Ultimately, to be considered a great figure, you must get the biggest (and last) things right. Your career must been seen as ascending. Churchill had the Dardanelles, and if he had died in 1925 or 1930, he would have been regarded as a failure. But he also had the Blitz, D-Day, and V-E Day. Powell had the Gulf War and a speech that sold the Iraq War to the world—a war that resulted in the deaths of tens, perhaps hundreds of thousands of people and in essence handed Iraq to Iran (to be fair, the war would have happened with or without Powell’s speech). I suspect that we may never know whether his error was imposed on him (or if an exaggerated version of the evidence was sold to him), was the result of his own misjudgment, or some combination of the two.

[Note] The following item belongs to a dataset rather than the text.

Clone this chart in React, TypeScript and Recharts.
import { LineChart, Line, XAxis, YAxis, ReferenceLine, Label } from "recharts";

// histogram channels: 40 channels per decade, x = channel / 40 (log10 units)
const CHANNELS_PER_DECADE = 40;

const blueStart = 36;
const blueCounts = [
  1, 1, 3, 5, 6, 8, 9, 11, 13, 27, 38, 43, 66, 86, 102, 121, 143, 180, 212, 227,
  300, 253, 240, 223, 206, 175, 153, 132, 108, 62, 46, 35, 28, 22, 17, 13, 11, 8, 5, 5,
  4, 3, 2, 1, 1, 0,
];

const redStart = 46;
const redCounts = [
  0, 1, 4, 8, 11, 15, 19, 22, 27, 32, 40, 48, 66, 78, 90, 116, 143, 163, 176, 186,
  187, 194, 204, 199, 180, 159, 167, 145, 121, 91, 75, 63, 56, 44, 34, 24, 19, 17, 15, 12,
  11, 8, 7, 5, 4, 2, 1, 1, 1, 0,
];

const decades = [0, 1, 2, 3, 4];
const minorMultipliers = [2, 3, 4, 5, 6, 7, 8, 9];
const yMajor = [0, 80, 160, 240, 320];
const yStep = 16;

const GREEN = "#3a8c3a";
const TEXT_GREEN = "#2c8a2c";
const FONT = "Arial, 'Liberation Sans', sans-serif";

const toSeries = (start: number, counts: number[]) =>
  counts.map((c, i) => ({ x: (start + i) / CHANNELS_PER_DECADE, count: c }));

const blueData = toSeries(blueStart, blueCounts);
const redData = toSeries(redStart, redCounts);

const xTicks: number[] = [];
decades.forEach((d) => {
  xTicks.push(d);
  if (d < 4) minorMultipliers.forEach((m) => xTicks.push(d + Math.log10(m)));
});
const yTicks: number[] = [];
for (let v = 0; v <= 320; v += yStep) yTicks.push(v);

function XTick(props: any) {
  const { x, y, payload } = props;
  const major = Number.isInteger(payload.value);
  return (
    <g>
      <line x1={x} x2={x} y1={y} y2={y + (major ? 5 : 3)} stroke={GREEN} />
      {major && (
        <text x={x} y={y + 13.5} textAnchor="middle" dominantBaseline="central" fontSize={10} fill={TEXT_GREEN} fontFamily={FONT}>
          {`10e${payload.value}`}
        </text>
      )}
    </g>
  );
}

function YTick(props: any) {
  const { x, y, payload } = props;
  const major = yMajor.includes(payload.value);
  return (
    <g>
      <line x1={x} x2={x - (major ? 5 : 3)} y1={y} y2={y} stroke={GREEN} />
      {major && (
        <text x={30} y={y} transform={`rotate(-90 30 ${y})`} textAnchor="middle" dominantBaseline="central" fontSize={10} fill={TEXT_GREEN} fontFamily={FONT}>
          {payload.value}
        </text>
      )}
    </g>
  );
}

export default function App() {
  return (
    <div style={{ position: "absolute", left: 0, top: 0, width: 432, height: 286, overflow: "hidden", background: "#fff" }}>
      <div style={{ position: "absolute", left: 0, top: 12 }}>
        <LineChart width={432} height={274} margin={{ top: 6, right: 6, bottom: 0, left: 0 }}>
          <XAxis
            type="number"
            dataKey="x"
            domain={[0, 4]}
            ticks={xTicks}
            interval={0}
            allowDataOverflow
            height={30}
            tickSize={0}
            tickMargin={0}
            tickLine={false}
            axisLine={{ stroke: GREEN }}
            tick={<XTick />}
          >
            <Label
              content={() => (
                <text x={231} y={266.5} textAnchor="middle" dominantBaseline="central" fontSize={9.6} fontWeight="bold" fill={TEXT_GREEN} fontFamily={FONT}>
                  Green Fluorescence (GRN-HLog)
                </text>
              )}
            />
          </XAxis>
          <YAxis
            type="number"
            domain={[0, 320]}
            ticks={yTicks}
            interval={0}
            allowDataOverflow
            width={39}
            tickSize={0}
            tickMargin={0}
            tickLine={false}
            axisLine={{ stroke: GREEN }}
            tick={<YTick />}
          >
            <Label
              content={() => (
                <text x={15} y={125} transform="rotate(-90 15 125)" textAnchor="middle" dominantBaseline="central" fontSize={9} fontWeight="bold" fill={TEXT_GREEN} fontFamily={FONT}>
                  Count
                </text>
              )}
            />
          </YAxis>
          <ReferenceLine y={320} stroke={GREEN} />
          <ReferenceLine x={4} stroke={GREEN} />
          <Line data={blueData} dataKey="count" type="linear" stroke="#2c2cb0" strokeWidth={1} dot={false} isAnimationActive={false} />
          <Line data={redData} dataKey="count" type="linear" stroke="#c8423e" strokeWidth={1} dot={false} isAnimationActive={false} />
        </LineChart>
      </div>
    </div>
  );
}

The question then is the degree to which the contributions of an otherwise impressive career will counterbalance his failure as Secretary of State in peddling the invasion of Iraq. It is difficult to assess this at this early point. But from what I know of him, I hope that historians and our people will be kind to the memory of a noteworthy public servant and will remember him more for his Doctrine than a one-off dog-and-pony show at the U.N.
Notes
- The Powell doctrine may be seen as a military analog to the realism of Kennan and Scowcroft. Its eight point checklist: 1). Is a vital national security interest threatened? 2). Do we have a clear attainable objective? 3). Have the risks and costs been fully and frankly analyzed? 4). Have all other non-violent policy means been fully exhausted? 5). Is there a plausible exit strategy to avoid endless entanglement? 6). Have the consequences of our action been fully considered? 7). Is the action supported by the American people? 8). Do we have genuine broad international support. See https://www.atlanticcouncil.org/blogs/new-atlanticist/the-powell-doctrines-wisdom-must-live-on/
- See Andrew Bacevich, America’s War for the Greater Middle East (New York: Random House, 2016), 133-134.
- See Juan Williams’, The History Makers interview “An Evening with Colin Powell,” April 2006.

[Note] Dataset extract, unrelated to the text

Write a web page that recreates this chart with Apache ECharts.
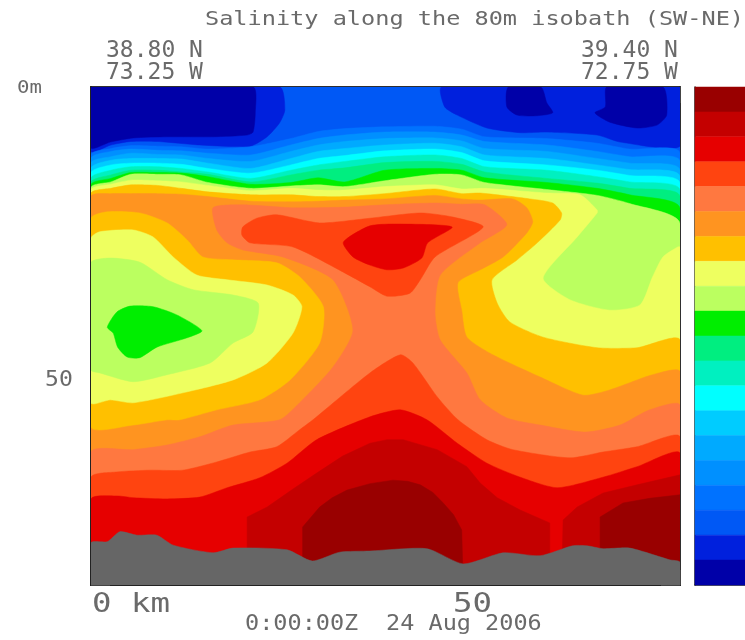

- See Brent Scowcroft, “Don’t Attack Saddam,” The Wall Street Journal, August 15, 2002 and Albert Eisele’s interview “George Kennan Speaks Out,” The Hill, September 26, 2002.
- Larry Wilkerson, War is not about Truth, Justice, and the American Way (New York: Real News Books, 2015), 107.

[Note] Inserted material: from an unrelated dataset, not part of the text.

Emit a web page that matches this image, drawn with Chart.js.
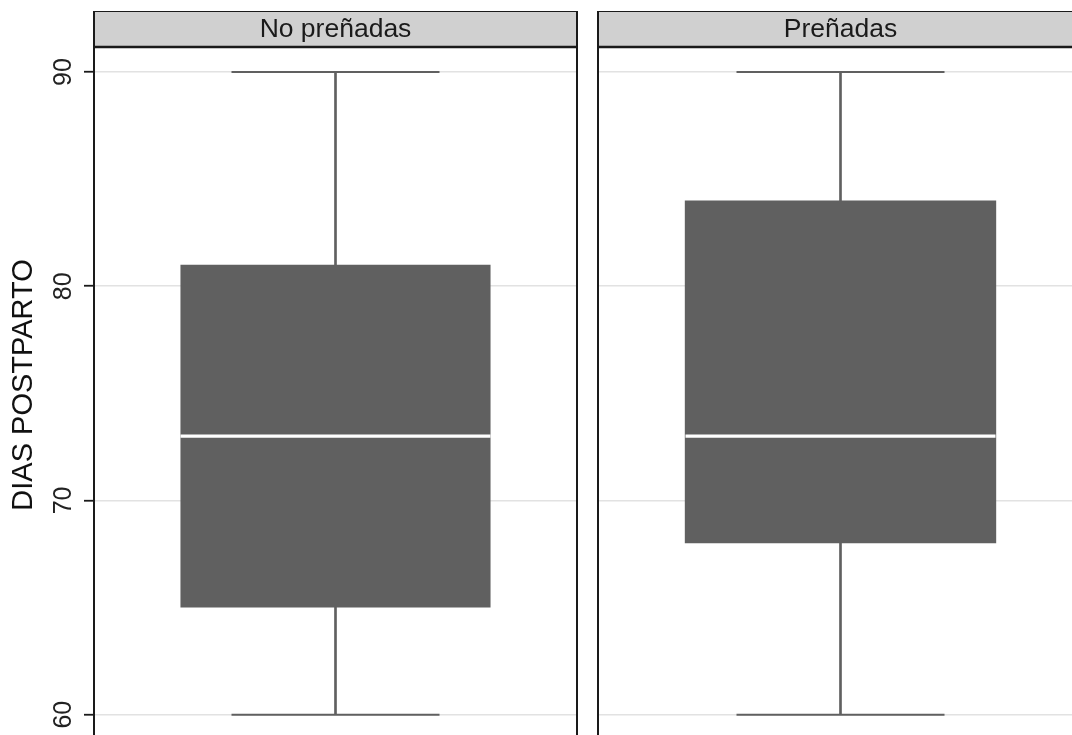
<!DOCTYPE html>
<html>
<head>
<meta charset="utf-8">
<script src="https://cdn.jsdelivr.net/npm/chart.js@4.4.1/dist/chart.umd.min.js"></script>
<style>
  html, body { margin: 0; padding: 0; background: #ffffff; }
  #wrap { position: relative; width: 1072px; height: 735px; overflow: hidden; background: #ffffff; }
  #wrap canvas { position: absolute; top: 0; }
</style>
</head>
<body>
<div id="wrap">
  <canvas id="panel0" width="580" height="759" style="left:0px;width:580px;height:759px"></canvas>
  <canvas id="panel1" width="500" height="759" style="left:590px;width:500px;height:759px"></canvas>
</div>
<script>
// Boxplot summaries of postpartum days, one facet per group
const panels = ['No preñadas', 'Preñadas'];
const whiskerLow = [60, 60];
const q1 = [65, 68];
const median = [73, 73];
const q3 = [81, 84];
const whiskerHigh = [90, 90];
const yTicks = [60, 70, 80, 90];
const yTitle = 'DIAS POSTPARTO';

const FONT = "'Liberation Sans', Arial, Helvetica, sans-serif";
const BOX = '#606060';

// Facet strip on top of each panel plus the panel frame
const stripPlugin = {
  id: 'facetStrip',
  afterDraw(chart, args, opts) {
    const { ctx, chartArea } = chart;
    const l = chartArea.left, r = chartArea.right;
    const top = chartArea.top, stripBottom = top + 36;
    ctx.save();
    ctx.fillStyle = '#d0d0d0';
    ctx.fillRect(l, top, r - l, stripBottom - top);
    ctx.strokeStyle = '#1a1a1a';
    ctx.lineWidth = 1.2;
    ctx.beginPath();
    ctx.moveTo(l, top + 0.5);
    ctx.lineTo(r, top + 0.5);
    ctx.stroke();
    ctx.lineWidth = 2.4;
    ctx.beginPath();
    ctx.moveTo(l, stripBottom);
    ctx.lineTo(r, stripBottom);
    ctx.stroke();
    ctx.lineWidth = 2;
    ctx.beginPath();
    ctx.moveTo(l, top);
    ctx.lineTo(l, chartArea.bottom);
    ctx.moveTo(r, top);
    ctx.lineTo(r, chartArea.bottom);
    ctx.stroke();
    ctx.fillStyle = '#1a1a1a';
    ctx.font = '26.5px ' + FONT;
    ctx.textAlign = 'center';
    ctx.textBaseline = 'alphabetic';
    ctx.fillText(opts.label, (l + r) / 2, top + 25.5);
    ctx.restore();
  }
};

function makePanel(i, canvasId, withAxis, padding) {
  const label = panels[i];
  return new Chart(document.getElementById(canvasId), {
    type: 'bar',
    data: {
      labels: [label],
      datasets: [
        {
          type: 'bar', label: 'whisker', order: 4, grouped: false,
          data: [[whiskerLow[i], whiskerHigh[i]]],
          backgroundColor: BOX, borderWidth: 0, barThickness: 2
        },
        {
          type: 'bar', label: 'box', order: 3, grouped: false,
          data: [[q1[i], q3[i]]],
          backgroundColor: BOX, borderWidth: 0,
          barPercentage: 0.642, categoryPercentage: 1
        },
        {
          type: 'line', label: 'caps', order: 2, showLine: false,
          data: [{ x: label, y: whiskerLow[i] }, { x: label, y: whiskerHigh[i] }],
          pointStyle: 'line', pointRadius: 104, pointBorderWidth: 2,
          pointBorderColor: BOX, borderColor: BOX, clip: false
        },
        {
          type: 'line', label: 'median', order: 1, showLine: false,
          data: [{ x: label, y: median[i] }],
          pointStyle: 'line', pointRadius: 155, pointBorderWidth: 3.2,
          pointBorderColor: '#ffffff', borderColor: '#ffffff', clip: false
        }
      ]
    },
    options: {
      responsive: false,
      animation: false,
      events: [],
      layout: { padding: padding, autoPadding: false },
      plugins: {
        legend: { display: false },
        tooltip: { enabled: false },
        facetStrip: { label: label }
      },
      scales: {
        x: { type: 'category', display: false, offset: true },
        y: {
          type: 'linear',
          min: 57.932,
          max: 92.847,
          afterBuildTicks: s => { s.ticks = yTicks.map(v => ({ value: v })); },
          afterFit: s => {
            s.width = withAxis ? 94 : 0;
            s.paddingTop = 0;
            s.paddingBottom = 0;
          },
          border: { display: false },
          grid: {
            color: '#e2e2e2', lineWidth: 1.5,
            drawTicks: withAxis, tickLength: 10, tickColor: '#1a1a1a', tickWidth: 1.8
          },
          ticks: {
            display: withAxis,
            padding: 5.5,
            minRotation: 90, maxRotation: 90,
            crossAlign: 'center',
            color: '#222222',
            font: { family: FONT, size: 25 }
          },
          title: {
            display: withAxis,
            text: yTitle,
            color: '#111111',
            padding: { top: 7, bottom: 0 },
            font: { family: FONT, size: 29 }
          }
        }
      }
    },
    plugins: [stripPlugin]
  });
}

makePanel(0, 'panel0', true, { top: 11, right: 3, bottom: 0, left: 0 });
makePanel(1, 'panel1', false, { top: 11, right: 7, bottom: 0, left: 8 });
</script>
</body>
</html>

- Larry Wilkerson, War is not about Truth, Justice, and the American Way, 111.
- See Bartholomew Sparrow, The Strategist, Brent Scowcroft and the Call of National Security (New York: Public Affairs, 2015), 531-532.
- Larry Wilkerson sees Powell’s decision not to resign in more personal terms observing “[i]t’s not his character t quit. It’s his character to keep going, and to keep trying to change things. It’s is character to keep cleaning the dog poop off the carpet in the Oval Office.” Wilkerson continues, saying that, although he wrote a letter of resignation immediately after the speech, he stayed with Powell out of loyalty and because he saw his boss as the only plausible counterbalance to Cheney and Rumsfeld in the Bush II White House. Larry Wilkerson, 109-110.
- Larry Wilkerson, War is not about Truth, Justice, and the American Way, 109.